/YSC-relevance-data

The query set and extended assessment labels from the Yahoo SemSearch Challenge (YSC) 2010/11 evaluation campaigns

YSC Relevance Data

The project contains a combined query set and extended assessment files from the Yahoo! SemSearch Challenge 2010/11 evaluation campaigns. The relevance labels have been acquired after an evaluation campaign on Amazon Mechanical Turk followed by a thorough quality control analysis (see details in the coming paper).

Current Version

2.0

Notes

There have been made a few changes comparing to the initial YSC files:

  • the both query sets from YSC 2010 and YSC 2011 campaigns are combined into a single query set
  • the query file is formatted as follows: query_num\tquery, e.g. 1\t44 magnum hunting (\t means the tab symbol)
  • misspellings in 9 queries were fixed using a feature "Search instead for" of Google Search
  • the relevance labels are standardized according to the three-grade scale: 0 means irrelevance, 1 - fair relevance, 2 - excellent relevance
  • 11% initial labels are fixed, the total number of labels has increased by 17%.
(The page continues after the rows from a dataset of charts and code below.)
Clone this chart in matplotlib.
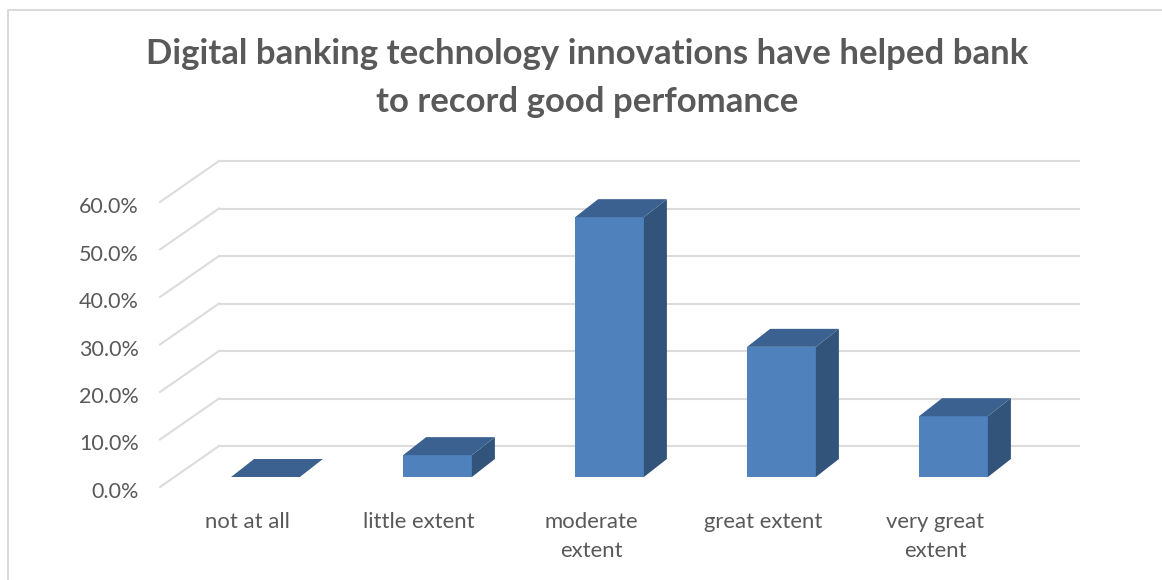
import matplotlib
matplotlib.use("Agg")
import matplotlib.pyplot as plt
from matplotlib.patches import Polygon
from matplotlib.transforms import Affine2D

plt.rcParams['font.family'] = ['Lato', 'DejaVu Sans']

categories = ["not at all", "little extent", "moderate\nextent", "great extent", "very great\nextent"]
values = [0.0, 4.6, 54.7, 27.4, 12.8]
ticks = [0, 10, 20, 30, 40, 50, 60]
tick_labels = ["0.0%", "10.0%", "20.0%", "30.0%", "40.0%", "50.0%", "60.0%"]
title = "Digital banking technology innovations have helped bank\nto record good perfomance"

W, H = 1162, 580
fig = plt.figure(figsize=(W / 100, H / 100), dpi=100, facecolor="white")
# axes occupy the back wall of the pseudo-3D chart
L, R, B, PX = 219, 1079, 446, 4.75
ax = fig.add_axes([L / W, 1 - B / H, (R - L) / W, 60 * PX / H])
ax.set_xlim(-0.5, 4.5)
ax.set_ylim(0, 60)
ax.axis("off")

def shifted(dx, dy):
    return ax.transData + Affine2D().translate(dx, -dy)

GRID = "#dcdcdc"
FRONT = (-59, 41)
for t in ticks:
    ax.plot([-0.5, 4.5], [t, t], color=GRID, lw=1.5, clip_on=False, zorder=1)
    ax.plot([-0.5, -0.5 + FRONT[0] * 5 / (R - L)], [t, t - FRONT[1] / PX],
            color=GRID, lw=1.5, clip_on=False, zorder=1)

# bars
FX, FY = -39.5, 31      # front face offset from wall (px)
DX, DY = 23, -18        # depth of bar (px)
HALF = 0.2
FACE, TOP, SIDE = "#4f81bd", "#3a6190", "#32537a"
for i, (c, v) in enumerate(zip(categories, values)):
    tr = shifted(FX, FY)
    dxd = DX * 5 / (R - L)
    dyd = -DY / PX
    x0, x1 = i - HALF, i + HALF
    if v > 0:
        ax.add_patch(Polygon([(x0, 0), (x1, 0), (x1, v), (x0, v)], closed=True, fc=FACE, ec="none",
                             transform=tr, clip_on=False, zorder=3))
        ax.add_patch(Polygon([(x1, 0), (x1 + dxd, dyd), (x1 + dxd, v + dyd), (x1, v)], closed=True,
                             fc=SIDE, ec="none", transform=tr, clip_on=False, zorder=3))
    ax.add_patch(Polygon([(x0, v), (x1, v), (x1 + dxd, v + dyd), (x0 + dxd, v + dyd)], closed=True,
                         fc=TOP, ec="none", transform=tr, clip_on=False, zorder=3))

# tick labels on the front plane
for t, lab in zip(ticks, tick_labels):
    ax.annotate(lab, xy=(-0.5, t), xycoords="data", xytext=(-80, -46),
                textcoords="offset pixels", ha="right", va="center", fontsize=15.5, color="#595959")

for i, c in enumerate(categories):
    ax.annotate(c, xy=(i, 0), xycoords="data", xytext=(-58, -66), textcoords="offset pixels",
                ha="center", va="top", fontsize=15.9, color="#595959", linespacing=1.55)

fig.text(587 / W, 1 - 78 / H, title, ha="center", va="center", fontsize=25, fontweight="bold",
         color="#595959", linespacing=1.62)

# chart frame
fig.add_artist(plt.Line2D([8 / W, 8 / W, 1], [0, 1 - 10 / H, 1 - 10 / H], color="#d9d9d9", lw=1.4,
                          transform=fig.transFigure))
fig.savefig("out.png", dpi=100)
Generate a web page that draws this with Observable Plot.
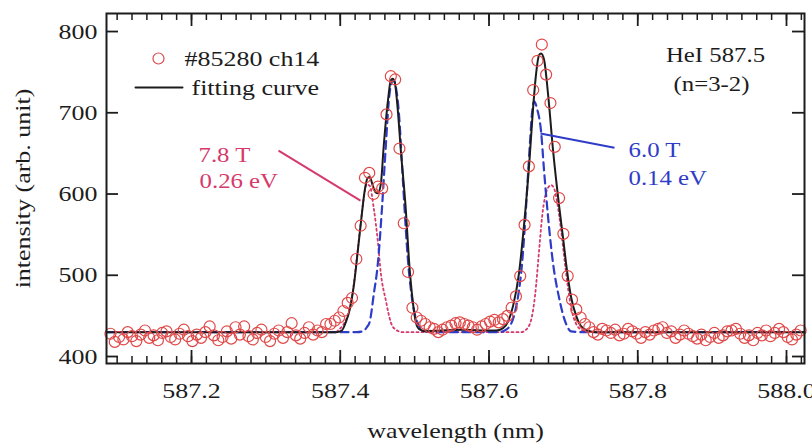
<!DOCTYPE html>
<html>
<head>
<meta charset="utf-8">
<script src="https://cdn.jsdelivr.net/npm/d3@7"></script>
<script src="https://cdn.jsdelivr.net/npm/@observablehq/plot@0.6"></script>
<style>
  html, body { margin: 0; padding: 0; background: #fff; }
  #chart svg { display: block; }
</style>
</head>
<body>
<div id="chart"></div>
<script>
// Measured spectrum, HeI 587.5 nm line, shot #85280 channel 14
const wavelength = [
  587.0910, 587.0968, 587.1026, 587.1084, 587.1142, 587.1200, 587.1258, 587.1316, 587.1374, 587.1432,
  587.1490, 587.1548, 587.1606, 587.1664, 587.1722, 587.1780, 587.1838, 587.1896, 587.1954, 587.2012,
  587.2070, 587.2128, 587.2186, 587.2244, 587.2302, 587.2360, 587.2418, 587.2476, 587.2534, 587.2592,
  587.2650, 587.2708, 587.2766, 587.2824, 587.2882, 587.2940, 587.2998, 587.3056, 587.3114, 587.3172,
  587.3230, 587.3288, 587.3346, 587.3404, 587.3462, 587.3520, 587.3578, 587.3636, 587.3694, 587.3752,
  587.3810, 587.3868, 587.3926, 587.3984, 587.4042, 587.4100, 587.4158, 587.4216, 587.4274, 587.4332,
  587.4390, 587.4448, 587.4506, 587.4564, 587.4622, 587.4680, 587.4738, 587.4796, 587.4854, 587.4912,
  587.4970, 587.5028, 587.5086, 587.5144, 587.5202, 587.5260, 587.5318, 587.5376, 587.5434, 587.5492,
  587.5550, 587.5608, 587.5666, 587.5724, 587.5782, 587.5840, 587.5898, 587.5956, 587.6014, 587.6072,
  587.6130, 587.6188, 587.6246, 587.6304, 587.6362, 587.6420, 587.6478, 587.6536, 587.6594, 587.6652,
  587.6710, 587.6768, 587.6826, 587.6884, 587.6942, 587.7000, 587.7058, 587.7116, 587.7174, 587.7232,
  587.7290, 587.7348, 587.7406, 587.7464, 587.7522, 587.7580, 587.7638, 587.7696, 587.7754, 587.7812,
  587.7870, 587.7928, 587.7986, 587.8044, 587.8102, 587.8160, 587.8218, 587.8276, 587.8334, 587.8392,
  587.8450, 587.8508, 587.8566, 587.8624, 587.8682, 587.8740, 587.8798, 587.8856, 587.8914, 587.8972,
  587.9030, 587.9088, 587.9146, 587.9204, 587.9262, 587.9320, 587.9378, 587.9436, 587.9494, 587.9552,
  587.9610, 587.9668, 587.9726, 587.9784, 587.9842, 587.9900, 587.9958, 588.0016, 588.0074, 588.0132,
  588.0190
];
const intensity = [
  428, 418, 424, 421, 430, 425, 419, 427, 432, 423,
  426, 420, 429, 431, 424, 421, 428, 433, 425, 419,
  427, 423, 430, 437, 426, 420, 424, 431, 422, 436,
  427, 437, 425, 421, 429, 433, 424, 419, 428, 432,
  423, 430, 441, 426, 422, 429, 436, 427, 432, 430,
  440, 440, 444, 448, 456, 466, 472, 520, 561, 620,
  626, 600, 609, 607, 698, 745, 741, 656, 564, 504,
  460, 448, 444, 440, 436, 434, 430, 433, 436, 438,
  441, 442, 440, 438, 436, 433, 437, 440, 443, 445,
  442, 446, 450, 460, 474, 499, 562, 634, 728, 764,
  784, 747, 712, 658, 595, 551, 499, 470, 458, 448,
  440, 436, 430, 427, 434, 432, 429, 433, 426, 428,
  434, 431, 428, 423, 430, 427, 432, 434, 436, 429,
  431, 423, 427, 432, 428, 425, 422, 427, 420, 424,
  429, 423, 426, 431, 432, 434, 428, 423, 426, 420,
  429, 426, 432, 425, 429, 434, 430, 424, 421, 427,
  432
];

// Total fitting curve
const fitWavelength = [
  587.0857, 587.3939, 587.4020, 587.4074, 587.4128, 587.4182, 587.4236, 587.4290, 587.4330, 587.4370,
  587.4397, 587.4438, 587.4478, 587.4505, 587.4545, 587.4586, 587.4640, 587.4680, 587.4707, 587.4734,
  587.4774, 587.4815, 587.4882, 587.4923, 587.4976, 587.5017, 587.5057, 587.5152, 587.5354, 587.5623,
  587.5892, 587.6094, 587.6189, 587.6256, 587.6323, 587.6404, 587.6471, 587.6539, 587.6592, 587.6633,
  587.6673, 587.6700, 587.6741, 587.6795, 587.6862, 587.6943, 587.6997, 587.7037, 587.7104, 587.7172,
  587.7239, 587.7320, 587.7441, 588.0242
];
const fitIntensity = [
  430, 430, 432, 442, 458, 487, 530, 575, 605, 620,
  621, 610, 602, 601, 612, 661, 714, 740, 742, 737,
  703, 653, 580, 520, 467, 442, 434, 431, 432, 433,
  432, 432, 435, 443, 462, 503, 562, 635, 705, 748,
  771, 773, 765, 722, 653, 585, 545, 514, 473, 450,
  437, 432, 430, 430
];

// 6.0 T component (0.14 eV)
const lowFieldWavelength = [
  587.0857, 587.4222, 587.4303, 587.4357, 587.4397, 587.4451, 587.4505, 587.4559, 587.4613, 587.4653,
  587.4694, 587.4721, 587.4747, 587.4788, 587.4828, 587.4869, 587.4909, 587.4950, 587.5003, 587.5057,
  587.5111, 587.5219, 587.6135, 587.6229, 587.6296, 587.6350, 587.6404, 587.6445, 587.6485, 587.6525,
  587.6552, 587.6579, 587.6606, 587.6646, 587.6700, 587.6741, 587.6795, 587.6862, 587.6943, 587.7037,
  587.7104, 587.7239, 588.0242
];
const lowFieldIntensity = [
  430, 430, 431, 436, 443, 477, 514, 580, 660, 715,
  738, 740, 732, 700, 640, 575, 520, 482, 452, 438,
  432, 430, 430, 433, 440, 455, 482, 515, 565, 625,
  665, 700, 714, 705, 677, 628, 571, 514, 472, 440,
  431, 430, 430
];

// 7.8 T component (0.26 eV)
const highFieldWavelength = [
  587.0857, 587.3939, 587.3980, 587.4047, 587.4114, 587.4168, 587.4222, 587.4276, 587.4316, 587.4357,
  587.4397, 587.4451, 587.4505, 587.4545, 587.4613, 587.4680, 587.4747, 587.4842, 587.6431, 587.6498,
  587.6566, 587.6619, 587.6673, 587.6714, 587.6754, 587.6795, 587.6835, 587.6875, 587.6916, 587.6970,
  587.7024, 587.7077, 587.7131, 587.7185, 587.7239, 587.7320, 587.7441, 588.0242
];
const highFieldIntensity = [
  430, 430, 433, 440, 455, 480, 520, 565, 595, 612,
  610, 582, 542, 503, 469, 442, 433, 430, 430, 433,
  445, 475, 530, 572, 597, 608, 611, 607, 590, 555,
  512, 475, 450, 438, 433, 431, 430, 430
];

const xTickValues = [587.2, 587.4, 587.6, 587.8, 588.0];
const yTickValues = [400, 500, 600, 700, 800];

const INK = "#1c1c1c";
const DATA_RED = "#e04848";
const FIELD78 = "#d63a6c";
const FIELD60 = "#2f3cc8";

const points = wavelength.map((w, i) => ({w, v: intensity[i]}));
const zipCurve = (ws, vs) => ws.map((w, i) => ({w, v: vs[i]}));
const fit = zipCurve(fitWavelength, fitIntensity);
const comp60 = zipCurve(lowFieldWavelength, lowFieldIntensity);
const comp78 = zipCurve(highFieldWavelength, highFieldIntensity);
const minorTicks = d3.range(587.1, 588.021, 0.02);

const frameW = 812 - 106 - 8;
const frameH = 443 - 13 - 80;

const chart = Plot.plot({
  width: 812,
  height: 443,
  marginLeft: 106,
  marginRight: 8,
  marginTop: 13,
  marginBottom: 80,
  x: {domain: [587.0857, 588.0242]},
  y: {domain: [391.4, 822.2]},
  style: {fontFamily: "'Liberation Serif', 'Times New Roman', serif", color: INK, background: "#fff"},
  marks: [
    // inward ticks on all four sides
    Plot.tickX(minorTicks, {x: d => d, insetTop: frameH - 7, stroke: INK, strokeWidth: 1.5}),
    Plot.tickX(minorTicks, {x: d => d, insetBottom: frameH - 7, stroke: INK, strokeWidth: 1.5}),
    Plot.tickX(xTickValues, {x: d => d, insetTop: frameH - 13, stroke: INK, strokeWidth: 1.8}),
    Plot.tickX(xTickValues, {x: d => d, insetBottom: frameH - 13, stroke: INK, strokeWidth: 1.8}),
    Plot.tickY(yTickValues, {y: d => d, insetRight: frameW - 12, stroke: INK, strokeWidth: 1.8}),
    Plot.tickY(yTickValues, {y: d => d, insetLeft: frameW - 12, stroke: INK, strokeWidth: 1.8}),
    Plot.axisX(xTickValues, {tickSize: 0, tickPadding: 19, fontSize: 22, tickFormat: d => d.toFixed(1), label: null}),
    Plot.axisY(yTickValues, {tickSize: 0, tickPadding: 9, fontSize: 22, label: null}),
    Plot.text(["wavelength (nm)"], {frameAnchor: "bottom", dy: 67, lineAnchor: "middle", fontSize: 22, fill: INK}),
    Plot.text(["intensity (arb. unit)"], {frameAnchor: "left", dx: -84, rotate: -90, textAnchor: "middle", lineAnchor: "middle", fontSize: 22, fill: INK}),

    // fit components and total fit
    Plot.line(comp78, {x: "w", y: "v", curve: "monotone-x", stroke: FIELD78, strokeWidth: 1.8, strokeDasharray: "2,3"}),
    Plot.line(comp60, {x: "w", y: "v", curve: "monotone-x", stroke: FIELD60, strokeWidth: 2.2, strokeDasharray: "8,5"}),
    Plot.line(fit, {x: "w", y: "v", curve: "monotone-x", stroke: INK, strokeWidth: 2}),

    // measured points
    Plot.dot(points, {x: "w", y: "v", r: 5.5, stroke: DATA_RED, strokeWidth: 1.2, fill: "none"}),

    // legend
    Plot.dot([{w: 587.1556, v: 766.8}], {x: "w", y: "v", r: 5.5, stroke: DATA_RED, strokeWidth: 1.2, fill: "none"}),
    Plot.text([{w: 587.1906, v: 766.8, t: "#85280 ch14"}], {x: "w", y: "v", text: "t", textAnchor: "start", fontSize: 22, fill: INK}),
    Plot.line([{w: 587.1247, v: 731}, {w: 587.1879, v: 731}], {x: "w", y: "v", stroke: INK, strokeWidth: 2}),
    Plot.text([{w: 587.2, v: 731, t: "fitting curve"}], {x: "w", y: "v", text: "t", textAnchor: "start", fontSize: 22, fill: INK}),

    // line identification
    Plot.text([{w: 587.9045, v: 770.5, t: "HeI 587.5"}, {w: 587.8992, v: 734.8, t: "(n=3-2)"}],
      {x: "w", y: "v", text: "t", fontSize: 21, fill: INK}),

    // component annotations
    Plot.link([{w1: 587.3170, v1: 653.5, w2: 587.4272, v2: 592}], {x1: "w1", y1: "v1", x2: "w2", y2: "v2", stroke: FIELD78, strokeWidth: 2}),
    Plot.text([{w: 587.2094, v: 648, t: "7.8 T"}, {w: 587.2108, v: 616, t: "0.26 eV"}],
      {x: "w", y: "v", text: "t", textAnchor: "start", fontSize: 21, fill: FIELD78}),
    Plot.link([{w1: 587.7687, v1: 657, w2: 587.6692, v2: 674.5}], {x1: "w1", y1: "v1", x2: "w2", y2: "v2", stroke: FIELD60, strokeWidth: 2}),
    Plot.text([{w: 587.7876, v: 654, t: "6.0 T"}, {w: 587.7876, v: 619, t: "0.14 eV"}],
      {x: "w", y: "v", text: "t", textAnchor: "start", fontSize: 21, fill: FIELD60}),

    Plot.frame({stroke: INK, strokeWidth: 2})
  ]
});

document.getElementById("chart").append(chart);

// the typeface is set slightly wide
chart.querySelectorAll("text").forEach(t => {
  const w = t.getComputedTextLength();
  if (w > 0) {
    t.setAttribute("textLength", (w * 1.18).toFixed(1));
    t.setAttribute("lengthAdjust", "spacingAndGlyphs");
  }
});
</script>
</body>
</html>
We recommend using the following trec_eval commands to compute some standard IR evaluation measures:

  • NDCG: trec_eval -q -c -m ndcg.0=0,1=1,2=3 assess.txt your_results.txt
  • MAP: trec_eval -q -c -l1 -m map assess.txt your_results.txt
  • P@10: trec_eval -q -c -l1 -m P.10 assess.txt your_results.txt

Citation

If you have found these data helpful and used them in your research work, please cite the following paper:

Zhiltsov, N., Agichtein, E. Improving Entity Search over Linked Data by Modeling Latent Semantics. Proceedings of the International Conference on Information and Knowledge Management (CIKM 2013). ACM, 2013.